• [To do]:
Across the data below, how many lines hold "React"? Answer with that number and nothing else.
————
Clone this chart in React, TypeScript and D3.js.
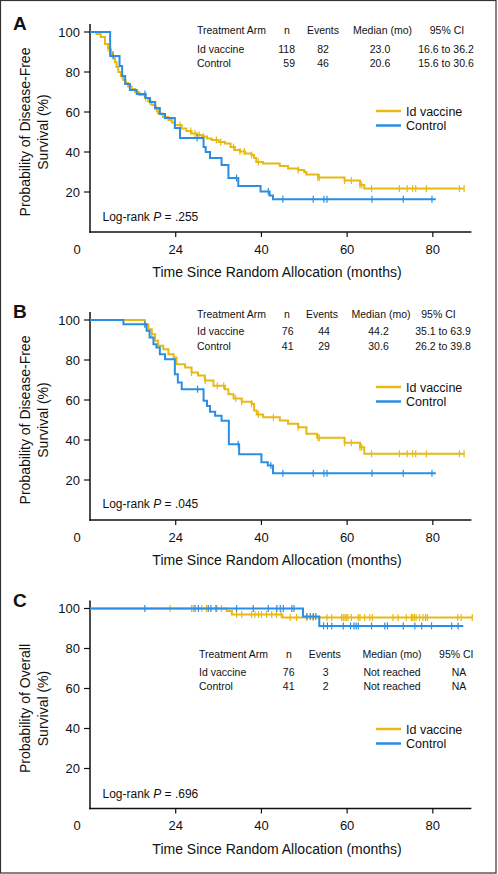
import React from 'react';
import * as d3 from 'd3';

const GOLD = '#E6B914';
const BLUE = '#2B8EE2';
const FONT = "'Liberation Sans', Arial, Helvetica, sans-serif";

// ---------- Panel A : disease-free survival, all patients ----------
const A_VACCINE_STEPS: [number, number][] = [
  [0, 100], [1.5, 99], [2.5, 97.5], [3.5, 94], [4.2, 92], [4.7, 90], [5.3, 87.5], [5.8, 85], [6.2, 82.5],
  [6.6, 80], [7.2, 78], [7.8, 76], [8.3, 74.5], [8.9, 72.7], [9.7, 71.5], [10.5, 70], [11.5, 68.5],
  [12.8, 67], [13.6, 65.3], [14.4, 63.5], [15.2, 61.5], [15.9, 59.3], [17, 57.5], [18.3, 56], [19.1, 54.7],
  [19.8, 53.5], [21.4, 51.8], [22.5, 50.5], [23.7, 49.3], [25, 48.5], [26.1, 47.7], [27.3, 46.8], [28.4, 46],
  [30, 45], [31.5, 44.3], [32.8, 42.5], [33.8, 41], [35, 40.2], [36.2, 39.3], [37.7, 38.5], [38.3, 37],
  [38.8, 35], [40.4, 34.3], [44.3, 33], [46.2, 31.8], [48.6, 31], [50, 30], [50.5, 28.8], [53.2, 27.3],
  [59.4, 25.7], [63, 23.5], [64, 21.7],
];
const A_VACCINE_END = 87.3;
const A_VACCINE_CENSOR = [4.2, 5, 7.5, 13, 14, 15.5, 21, 23.5, 24.5, 25.5, 26.5, 29.5, 30.5, 33.5, 35, 36,
  37.7, 39.3, 48.6, 53.2, 53.5, 59.4, 61, 63, 63.4, 65.7, 72.2, 74, 75.3, 76, 78.5, 86.2, 87.3];
const A_CONTROL_STEPS: [number, number][] = [
  [0, 100], [4.7, 88], [6.9, 83], [7.5, 78], [8.2, 74], [9.3, 71], [10.9, 69], [13, 67], [14, 65],
  [15.2, 62], [16.3, 59], [17.5, 57], [19.8, 52], [21, 47], [26.5, 42.5], [27, 40], [28, 37], [30.7, 33.5],
  [32.3, 27], [34.6, 23], [39.8, 20.2], [41.9, 18.3], [42.7, 16.4],
];
const A_CONTROL_END = 80.7;
const A_CONTROL_CENSOR = [5.4, 12.8, 25, 34.2, 41.6, 45, 52.1, 54.6, 55.3, 65.8, 73.1, 79.8];
const A_TABLE_ROWS = [
  ['Id vaccine', '118', '82', '23.0', '16.6 to 36.2'],
  ['Control', '59', '46', '20.6', '15.6 to 30.6'],
];
const A_PVALUE = '.255';

// ---------- Panel B : disease-free survival, randomized & vaccinated ----------
const B_VACCINE_STEPS: [number, number][] = [
  [0, 100], [12.8, 97.9], [13.6, 95.4], [14.4, 92.9], [15.2, 89.6], [15.9, 87.1], [17.1, 85.4], [18.3, 82.9],
  [19.5, 81.2], [20.2, 77.9], [22.2, 76.2], [23.7, 73.7], [25.2, 72.2], [26.8, 69.7], [28.8, 67.1],
  [31.5, 65.4], [32.3, 62.9], [33.5, 60.7], [35.4, 59.1], [37.7, 58.1], [38.3, 54.8], [38.9, 52.8],
  [40.4, 51.4], [44.3, 49.8], [46.2, 48.1], [48.6, 46.4], [50.5, 43.1], [53, 41.1], [59.4, 38.6],
  [63, 36.4], [64, 33.1],
];
const B_VACCINE_END = 87.3;
const B_VACCINE_CENSOR = [12.8, 14.4, 23.7, 26.9, 29.7, 31.2, 34, 35.4, 37.7, 39.3, 42.8, 48.6, 53.2, 53.5,
  59.4, 61, 63, 63.4, 65.7, 72.2, 74, 75.3, 76, 78.5, 86.2, 87.3];
const B_CONTROL_STEPS: [number, number][] = [
  [0, 100], [7.8, 97.9], [13.2, 94.6], [13.9, 91.2], [14.8, 87.9], [15.5, 86.2], [16.3, 82.9], [17.5, 80.4],
  [19.8, 72.9], [20.5, 68.8], [21.4, 65.4], [26.5, 59.6], [27.3, 57], [28, 54.1], [29.2, 52.1], [30.7, 49.6],
  [32.4, 37.9], [34.8, 32.9], [40, 28.9], [41.5, 27.2], [42.7, 23.4],
];
const B_CONTROL_END = 80.7;
const B_CONTROL_CENSOR = [12.8, 25.1, 34.6, 42.2, 45, 52.1, 54.6, 55.3, 65.8, 73.1, 79.8];
const B_TABLE_ROWS = [
  ['Id vaccine', '76', '44', '44.2', '35.1 to 63.9'],
  ['Control', '41', '29', '30.6', '26.2 to 39.8'],
];
const B_PVALUE = '.045';

// ---------- Panel C : overall survival ----------
const C_VACCINE_STEPS: [number, number][] = [[0, 100], [31.9, 98.7], [33.1, 97], [44.9, 95.5]];
const C_VACCINE_END = 89.3;
const C_VACCINE_CENSOR = [18.7, 23.7, 24.1, 26.1, 27.2, 29.6, 30.7, 34.2, 35.4, 37.7, 38.5, 39.3, 40, 41.2,
  42.4, 43.5, 44.6, 46.7, 48.2, 50.6, 52.1, 55.3, 56.4, 58.7, 59.1, 59.5, 59.8, 60.2, 61, 62.6, 63, 64.1,
  65.3, 65.9, 70.7, 71.9, 73.8, 75, 75.3, 75.7, 76.1, 76.9, 77.7, 78.3, 78.7, 85.8, 86.6, 89.2];
const C_CONTROL_STEPS: [number, number][] = [[0, 100], [49.7, 96], [53.5, 91.3]];
const C_CONTROL_END = 87.1;
const C_CONTROL_CENSOR = [12.8, 24.5, 25.3, 27.6, 28.2, 29.4, 34.2, 38.1, 41.6, 43.6, 44.4, 45.1, 47.1, 47.6,
  50.6, 51.4, 52.1, 52.7, 54.5, 55.4, 56.4, 59.1, 60.8, 61.6, 62.1, 62.6, 65.7, 68.8, 69.4, 73.1, 75.8,
  77.4, 79.7, 84.4, 85.9];
const C_TABLE_ROWS = [
  ['Id vaccine', '76', '3', 'Not reached', 'NA'],
  ['Control', '41', '2', 'Not reached', 'NA'],
];
const C_PVALUE = '.696';

// ---------- shared axis / text ----------
const X_TICKS = [0, 20, 40, 60, 80];
const X_TICK_LABELS = ['0', '24', '40', '60', '80'];
const Y_TICKS = [20, 40, 60, 80, 100];
const TABLE_HEADER = ['Treatment Arm', 'n', 'Events', 'Median (mo)', '95% CI'];
const LEGEND_LABELS = ['Id vaccine', 'Control'];
const X_TITLE = 'Time Since Random Allocation (months)';

const PANELS = [
  {
    letter: 'A', y0: 232, title: ['Probability of Disease-Free', 'Survival (%)'],
    vac: { steps: A_VACCINE_STEPS, end: A_VACCINE_END, censor: A_VACCINE_CENSOR },
    ctl: { steps: A_CONTROL_STEPS, end: A_CONTROL_END, censor: A_CONTROL_CENSOR },
    rows: A_TABLE_ROWS, p: A_PVALUE,
    tableY: -198, rowY: [-179.5, -165], legendY: -121, pY: -11,
    hx: [197, 287, 323, 382.5, 447], vx: [197, 295, 323, 380, 446], vAnchor: ['start', 'end', 'middle', 'middle', 'middle'],
  },
  {
    letter: 'B', y0: 520, title: ['Probability of Disease-Free', 'Survival (%)'],
    vac: { steps: B_VACCINE_STEPS, end: B_VACCINE_END, censor: B_VACCINE_CENSOR },
    ctl: { steps: B_CONTROL_STEPS, end: B_CONTROL_END, censor: B_CONTROL_CENSOR },
    rows: B_TABLE_ROWS, p: B_PVALUE,
    tableY: -202.5, rowY: [-185, -170.5], legendY: -133, pY: -12,
    hx: [197, 287, 322, 381, 438.5], vx: [197, 293.5, 324, 378.5, 443], vAnchor: ['start', 'end', 'middle', 'middle', 'middle'],
  },
  {
    letter: 'C', y0: 808.5, title: ['Probability of Overall', 'Survival (%)'],
    vac: { steps: C_VACCINE_STEPS, end: C_VACCINE_END, censor: C_VACCINE_CENSOR },
    ctl: { steps: C_CONTROL_STEPS, end: C_CONTROL_END, censor: C_CONTROL_CENSOR },
    rows: C_TABLE_ROWS, p: C_PVALUE,
    tableY: -150.5, rowY: [-133, -119], legendY: -79.5, pY: -11,
    hx: [199, 289, 324.7, 392, 456.3], vx: [199, 294.5, 325.7, 392, 459], vAnchor: ['start', 'end', 'middle', 'middle', 'middle'],
  },
];

const x = d3.scaleLinear().domain([0, 89]).range([90, 471.4]);

function survAt(steps: [number, number][], t: number) {
  let s = steps[0][1];
  for (const [tt, v] of steps) if (tt <= t) s = v;
  return s;
}

function Curve({ series, y, color }: any) {
  const pts: [number, number][] = [...series.steps, [series.end, series.steps[series.steps.length - 1][1]]];
  const line = d3.line<[number, number]>().x((d) => x(d[0])).y((d) => y(d[1])).curve(d3.curveStepAfter);
  return (
    <g>
      <path d={line(pts) || ''} fill="none" stroke={color} strokeWidth={2} strokeLinejoin="miter" />
      {series.censor.map((t: number, i: number) => {
        const yy = y(survAt(series.steps, t));
        return <line key={i} x1={x(t)} x2={x(t)} y1={yy - 3.5} y2={yy + 3.5} stroke={color} strokeWidth={1.2} />;
      })}
    </g>
  );
}

function Panel({ cfg }: any) {
  const y = d3.scaleLinear().domain([0, 100]).range([cfg.y0, cfg.y0 - 200]);
  const y0 = cfg.y0;
  const yMid = y(50);
  return (
    <g fontFamily={FONT}>
      <text x={13} y={y0 - 202} fontSize={19} fontWeight="bold" fill="#111">{cfg.letter}</text>
      {/* y title */}
      <text transform={`translate(29.5,${yMid}) rotate(-90)`} textAnchor="middle" fontSize={14} fill="#111">{cfg.title[0]}</text>
      <text transform={`translate(47.5,${yMid}) rotate(-90)`} textAnchor="middle" fontSize={14} fill="#111">{cfg.title[1]}</text>
      {/* axes */}
      <line x1={x(0)} x2={x(0)} y1={y(104)} y2={y0 + 0.75} stroke="#111" strokeWidth={1.5} />
      <line x1={x(0) - 0.75} x2={x(89)} y1={y0} y2={y0} stroke="#111" strokeWidth={1.5} />
      {Y_TICKS.map((v) => (
        <g key={v}>
          <line x1={x(0) - 6} x2={x(0)} y1={y(v)} y2={y(v)} stroke="#111" strokeWidth={1.2} />
          <text x={80} y={y(v) + 4.6} textAnchor="end" fontSize={13} fill="#111">{v}</text>
        </g>
      ))}
      {X_TICKS.map((v, i) => (
        <g key={v}>
          {v > 0 && <line x1={x(v)} x2={x(v)} y1={y0} y2={y0 + 5} stroke="#111" strokeWidth={1.2} />}
          <text x={v === 0 ? x(v) - 13 : x(v)} y={y0 + 21.5} textAnchor="middle" fontSize={13} fill="#111">{X_TICK_LABELS[i]}</text>
        </g>
      ))}
      <text x={277} y={y0 + 45} textAnchor="middle" fontSize={14} fill="#111">{X_TITLE}</text>
      {/* curves */}
      <Curve series={cfg.vac} y={y} color={GOLD} />
      <Curve series={cfg.ctl} y={y} color={BLUE} />
      {/* table */}
      <g fontSize={10.5} fill="#111">
        {TABLE_HEADER.map((h, i) => (
          <text key={h} x={cfg.hx[i]} y={y0 + cfg.tableY} textAnchor={i === 0 ? 'start' : 'middle'}>{h}</text>
        ))}
        {cfg.rows.map((row: string[], r: number) =>
          row.map((c, i) => (
            <text key={r + '-' + i} x={cfg.vx[i]} y={y0 + cfg.rowY[r]} textAnchor={cfg.vAnchor[i]}>{c}</text>
          ))
        )}
      </g>
      {/* legend */}
      {LEGEND_LABELS.map((l, i) => (
        <g key={l}>
          <line x1={376} x2={401} y1={y0 + cfg.legendY + i * 14.5} y2={y0 + cfg.legendY + i * 14.5}
            stroke={i === 0 ? GOLD : BLUE} strokeWidth={2.5} />
          <text x={406} y={y0 + cfg.legendY + i * 14.5 + 4.5} fontSize={12.5} fill="#111">{l}</text>
        </g>
      ))}
      {/* p-value */}
      <text x={102.5} y={y0 + cfg.pY} fontSize={12} fill="#111">
        Log-rank <tspan fontStyle="italic">P</tspan> = {cfg.p}
      </text>
    </g>
  );
}

export default function App() {
  return (
    <svg width={498} height={874} style={{ position: 'absolute', left: 0, top: 0, background: '#fff' }}>
      <rect x={0} y={0} width={498} height={874} fill="#fff" />
      <rect x={0.5} y={0.5} width={495.5} height={872.5} fill="none" stroke="#333" strokeWidth={1.2} />
      {PANELS.map((p) => <Panel key={p.letter} cfg={p} />)}
    </svg>
  );
}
————
• [Written solution]:
2